« Jamais l’espèce humaine ne poussa contre la mort cri plus triomphal et plus sonore. » écrivait en 1943 le poète Robert Desnos à propos de Pablo Picasso.
C’est ce cri que nous a donné à entendre du 15 juin au 23 septembre, le Musée Fabre de Montpellier dans une foisonnante exposition.
Comme à chaque rencontre avec ses œuvres, j’en sors ébloui, bouleversé. « La réalité doit être transpercée » disait Picasso. Je vois après cette visite la réalité sous un autre jour. Plus riche. De la période bleue à ses œuvres ultimes, quelle force, quel élan de vie !
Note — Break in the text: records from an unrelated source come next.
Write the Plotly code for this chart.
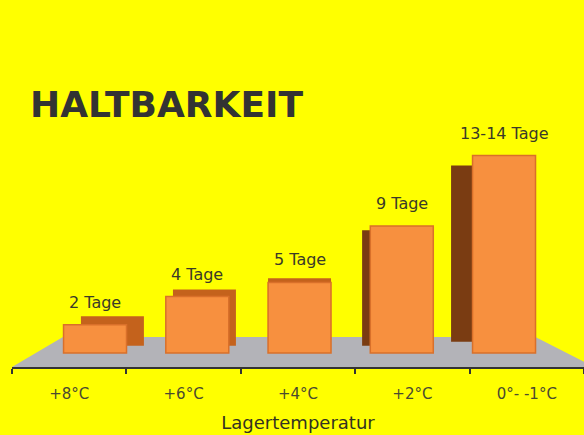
import plotly.graph_objects as go

# Daten
temperaturen = ['+8°C', '+6°C', '+4°C', '+2°C', '0°- -1°C']
haltbarkeit_tage = [2, 4, 5, 9, 14]
beschriftung = ['2 Tage', '4 Tage', '5 Tage', '9 Tage', '13-14 Tage']

# Stil für den 3D-Effekt (Seitenflächen)
seite_versatz = [0.17, 0.07, 0.0, -0.08, -0.21]
seite_basis = [0.5, 0.5, 0.4, 0.5, 0.8]
seite_oben = [0.6, 0.5, 0.3, -0.3, -0.7]
seite_farbe = ['#C4621C', '#C4621C', '#C4621C', '#7A3C12', '#7A3C12']

breite = 0.616

# unsichtbare Spur, damit die Kategorie-Achse gezeichnet wird
achse = go.Scatter(x=temperaturen, y=[0] * len(temperaturen), mode='none',
                   hoverinfo='skip', showlegend=False)

seite = go.Bar(
    x=temperaturen,
    y=[v + o - b for v, o, b in zip(haltbarkeit_tage, seite_oben, seite_basis)],
    base=seite_basis,
    xaxis='x2',
    width=breite,
    offset=[-breite / 2 + d for d in seite_versatz],
    marker=dict(color=seite_farbe, line=dict(width=0)),
    hoverinfo='skip',
    showlegend=False,
)

front = go.Bar(
    x=temperaturen,
    y=haltbarkeit_tage,
    xaxis='x2',
    width=breite,
    offset=-breite / 2,
    marker=dict(color='#F7903F', line=dict(color='#D9702A', width=1.5)),
    showlegend=False,
)

fig = go.Figure(data=[achse, seite, front])

for t, v, txt in zip(temperaturen, haltbarkeit_tage, beschriftung):
    fig.add_annotation(
        x=t, y=v, xref='x2', yref='y', text=txt, showarrow=False,
        yanchor='bottom', yshift=11,
        font=dict(family='DejaVu Sans', size=16, color='#3a3a28'),
    )

# grauer Boden
fig.add_shape(
    type='path', xref='paper', yref='paper', layer='below',
    path='M 0 0 L 0.089 0.112 L 0.915 0.112 L 1 0.02 L 1 0 Z',
    fillcolor='#B3B3B8', line=dict(width=0),
)

fig.update_layout(
    width=584, height=435,
    paper_bgcolor='#FFFF00',
    plot_bgcolor='rgba(0,0,0,0)',
    barmode='overlay',
    margin=dict(l=12, r=0, t=100, b=68),
    title=dict(
        text='<b>HALTBARKEIT</b>', xref='container', yref='container',
        x=30 / 584, xanchor='left', y=1 - 104 / 435, yanchor='middle',
        font=dict(family='DejaVu Sans', size=36, color='#333333'),
    ),
    xaxis=dict(
        type='category', categoryorder='array', categoryarray=temperaturen,
        range=[-0.5, 4.5], showline=True, linecolor='#333333', linewidth=2,
        ticks='outside', tickson='boundaries', ticklen=5, tickwidth=2, tickcolor='#333333',
        tickfont=dict(family='DejaVu Sans', size=15, color='#4a4a30'),
        ticklabelstandoff=12, showgrid=False, zeroline=False,
        title=dict(text='Lagertemperatur', standoff=14,
                   font=dict(family='DejaVu Sans', size=18, color='#333322')),
    ),
    xaxis2=dict(
        type='category', categoryorder='array', categoryarray=temperaturen,
        overlaying='x', range=[-0.812, 4.782], visible=False,
    ),
    yaxis=dict(range=[-1, 17.94], visible=False, showgrid=False, zeroline=False),
)

fig.write_html('out.html', config={'displayModeBar': False},
               post_script="document.body.style.margin='0';")
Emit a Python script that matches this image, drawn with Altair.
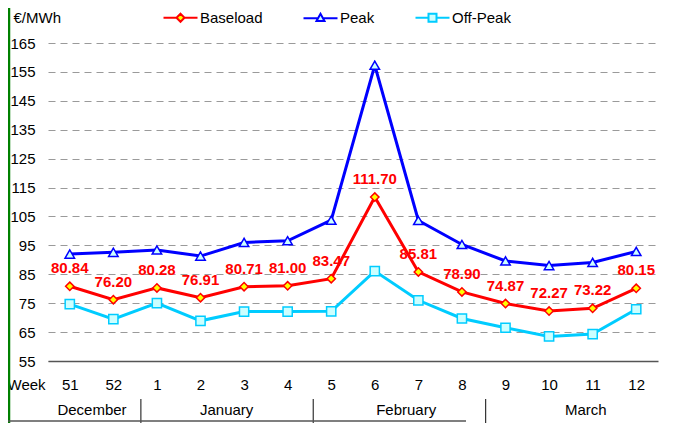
import altair as alt
import pandas as pd

weeks = ["51", "52", "1", "2", "3", "4", "5", "6", "7", "8", "9", "10", "11", "12"]
baseload = [80.84, 76.20, 80.28, 76.91, 80.71, 81.00, 83.47, 111.70, 85.81, 78.90, 74.87, 72.27, 73.22, 80.15]
peak = [92.0, 92.6, 93.4, 91.3, 96.0, 96.6, 103.7, 157.3, 103.6, 95.3, 89.6, 88.0, 89.1, 92.9]
offpeak = [74.7, 69.5, 75.0, 68.9, 72.1, 72.1, 72.2, 86.1, 76.0, 69.7, 66.5, 63.5, 64.3, 72.9]
series_names = ["Baseload", "Peak", "Off-Peak"]
months = ["December", "January", "February", "March"]
month_weeks = [2, 4, 4, 4]
y_ticks = list(range(55, 166, 10))

line_colors = ["#FF0000", "#0000FF", "#00CCFF"]
fill_colors = ["#FFFF00", "#CCFFFF", "#CCFFFF"]
shapes = ["diamond", "triangle-up", "square"]
sizes = [70, 90, 85]
# legend glyphs: line segment with the marker in its middle (unit = 4px)
legend_paths = [
    "M-1,0L2.25,0M4.25,0L7.5,0M3.25,-1L4.25,0L3.25,1L2.25,0Z",
    "M-1,0.1L2.65,0.1M3.85,0.1L7.5,0.1M2.25,0.8L3.25,-1L4.25,0.8Z",
    "M-1,0L2.25,0M4.25,0L7.5,0M2.25,-1L4.25,-1L4.25,1L2.25,1Z",
]

FONT = "Liberation Sans"
W, H = 610, 318

rows = []
for name, vals in zip(series_names, [baseload, peak, offpeak]):
    for i, (w, v) in enumerate(zip(weeks, vals)):
        rows.append({"week": w, "idx": i, "series": name, "value": v})
df = pd.DataFrame(rows)

mdf = pd.DataFrame({"month": months, "n": month_weeks})
mdf["end"] = mdf["n"].cumsum()
mdf["start"] = mdf["end"] - mdf["n"]
mdf["mid"] = (mdf["start"] + mdf["end"]) / 2

xenc = alt.X(
    "week:N",
    sort=weeks,
    scale=alt.Scale(type="point", domain=weeks, padding=0.5),
    axis=alt.Axis(
        title="Week", titleX=-41, titleY=28, titleAlign="left", titleBaseline="alphabetic",
        titleAngle=0, titleFont=FONT, titleFontSize=15, titleFontWeight="normal", titleColor="#000",
        labelAngle=0, labelFont=FONT, labelFontSize=15, labelColor="#000",
        labelBaseline="alphabetic", labelPadding=28, ticks=False, tickSize=0,
        domain=True, domainColor="#555", domainWidth=1.5, grid=False,
    ),
)
yenc = alt.Y(
    "value:Q",
    scale=alt.Scale(domain=[55, 165], nice=False, zero=False),
    axis=alt.Axis(
        values=y_ticks, title="€/MWh", titleX=-35, titleY=-26, titleAlign="left",
        titleBaseline="middle", titleAngle=0, titleFont=FONT, titleFontSize=15,
        titleFontWeight="normal", titleColor="#000",
        labelFont=FONT, labelFontSize=15, labelColor="#000", labelPadding=13,
        ticks=False, tickSize=0, domain=False,
        grid=True, gridColor="#9a9a9a", gridDash=[7, 5], gridWidth=1.2,
    ),
)

base = alt.Chart(df)

line_layers = []
point_layers = []
for name, lc, fc, sh, sz in zip(series_names, line_colors, fill_colors, shapes, sizes):
    sub = base.transform_filter(alt.datum.series == name)
    line_layers.append(
        sub.mark_line(strokeWidth=3, color=lc).encode(x=xenc, y=yenc, order=alt.Order("idx:Q"))
    )
    point_layers.append(
        sub.mark_point(shape=sh, filled=True, fill=fc, stroke=lc, strokeWidth=1.5, size=sz, opacity=1)
        .encode(x=xenc, y=yenc)
    )

labels = base.transform_filter(alt.datum.series == "Baseload").mark_text(
    dy=-18, font=FONT, fontSize=15, fontWeight="bold", color="#FF0000"
).encode(x=xenc, y=yenc, text=alt.Text("value:Q", format=".2f"))

leg = alt.Legend(
    orient="none", legendX=112, legendY=-33, direction="horizontal", title=None,
    labelFont=FONT, labelFontSize=15, labelColor="#000", symbolSize=64, symbolStrokeWidth=2,
    labelOffset=25, columnPadding=36, padding=0,
    labelExpr="datum.label == 'Peak' ? 'Peak ' : datum.label",
)
ghost = base.transform_filter("datum.value < 0").mark_point(filled=True, opacity=1).encode(
    x=xenc, y=yenc,
    shape=alt.Shape("series:N", scale=alt.Scale(domain=series_names, range=legend_paths), legend=leg),
    stroke=alt.Stroke("series:N", scale=alt.Scale(domain=series_names, range=line_colors), legend=leg),
    fill=alt.Fill("series:N", scale=alt.Scale(domain=series_names, range=fill_colors), legend=leg),
)

main = alt.layer(*line_layers, *point_layers, labels, ghost)

label_scale = alt.Scale(domain=[0.02, 13.61], nice=False, zero=False)
sep_scale = alt.Scale(domain=[-0.155, 14.0], nice=False, zero=False)
month_text = alt.Chart(mdf).mark_text(font=FONT, fontSize=15, color="#000", baseline="middle").encode(
    x=alt.X("mid:Q", scale=label_scale, axis=None), y=alt.value(367), text="month:N"
)
seps = alt.Chart(mdf).transform_filter("datum.start > 0").mark_rule(color="#333", strokeWidth=1.2).encode(
    x=alt.X("start:Q", scale=sep_scale, axis=None),
    y=alt.value(356), y2=alt.value(380),
)
one = alt.Data(values=[{"k": 1}])
green = alt.Chart(one).mark_rule(color="#008000", strokeWidth=2.5).encode(
    x=alt.value(-39), y=alt.value(-35), y2=alt.value(380)
)
bottom = alt.Chart(one).mark_rule(color="#555", strokeWidth=1.5).encode(
    x=alt.value(-40), x2=alt.value(418), y=alt.value(378)
)

chart = alt.layer(main, month_text, seps, green, bottom).resolve_scale(x="independent").properties(
    width=W, height=H,
    autosize=alt.AutoSizeParams(type="none"),
    padding={"left": 40, "top": 35, "right": 7, "bottom": 62},
    background="white",
).configure_view(stroke=None)

chart.save("out.html", embed_options={"renderer": "svg", "actions": False})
Les tableaux exposés correspondent à 14 périodes d’intense créativité sélectionnées par Michel Hilaire, directeur du musée et Stanislas Colodiet, commissaire de l'exposition. Les habitués de l’Hôtel Salé ont revu avec plaisir La Flûte de Pan (1923), Grand nu au fauteuil rouge (1929), Femme assise aux bras croisés (1939) et découvert des œuvres prêtées par de grandes institutions françaises et étrangères : Le Peintre et son modèle (1964, coll.privée) ; Femmes d’Alger (1955, Nahmad collection) ; Grand nu (1963, Kunsthaus Zurich) et par les Musées Picasso d’Antibes et de Barcelone, le Métropolitain Museum of Art New York, la National Gallery of Art, le Musée Berggruen de Berlin…ainsi que des collections privées. « Au total plus de cent-vingt œuvres de toutes natures – tableaux, sculptures, dessins, estampes, céramiques… » .
Il faudrait les citer toutes. Arbitrairement j’ai fait le choix de cinq d’entre elles qui m’ont particulièrement accroché.
Jeune garçon au cheval (1906). « L’humanité » de la tête du cheval et son élégance. L’incroyable équilibre du garçon, jambes allongées de part et d’autre de sa monture.
Femmes d’Alger d’après Delacroix (1955). Je connais les deux tableaux de Delacroix qui ont inspiré Picasso (l’un à Montpellier, l’autre au Louvre) intitulés Femmes d’Alger dans leur appartement que j’ai commentés sur ce blog. Enfermées, ces femmes ont un regard mélancolique mais elles ont beaucoup de charme et sont d’une grande dignité. Chez Picasso – je vais me faire des ennemis – je ne sens pour ces femmes aucune empathie. L’une d'elles est d’une terrible froideur, l’autre est réduite à son sexe. Picasso n’est jamais allé en Algérie ni dans aucun autre pays du Maghreb ou d’Orient. Est-ce la raison de cette copie sans âme ?
Arlequin musicien (1924).Un feu d’artifice. Une explosion de couleurs.
Homme à la guitare (1912). C’est une composition harmonieuse de cubes de couleur marron qui représente un homme debout dont on devine les membres et le visage avec des lèvres et un œil.
Femme à la mèche. J’ai été intrigué par le regard de cette femme de la période bleue. De prime abord c’est un regard triste et résigné. Très intérieur. Mais si l’observation se prolonge on finit par deviner une petite lumière à peine esquissée, comme un soupçon de moquerie. Cette femme n’est pas au fond du trou. Comment un peintre peut-il rendre des nuances aussi ténues ? D’autres regards m’ont captivé. L’œil provocateur du Mousquetaire aux oiseaux (1972). Le regard joyeux du Portrait de Marie-Thérèse (1937). Le regard vide d’une des 3 femmes à la fontaine. Le regard interrogatif bien que stylisé car réduit à un seul trait ovale dans l’étude pour Les Demoiselles d’Avignon (1907). L’insupportable tristesse des regards dans Le repas frugal (1904). L’œil noir du Peintre et son modèle (1964).
« La vérité que Picasso essaye d’arracher de nos visages, de nos expressions, de nos mots - écrivit Hélène Parmelin*-, c’est la seule chose qui l’intéresse venant de nous : la nôtre. »
Ainsi Picasso a contribué à modifier notre regard sur le monde. Au-delà des apparences, à le voir dans ses contradictions. Il n’a pas révolutionné que la peinture !
Bernard DESCHAMPS
22 septembre 2018
*Hélène Parmelin, Picasso sur la place, société d’édition Les belles lettres, 2013, page 164.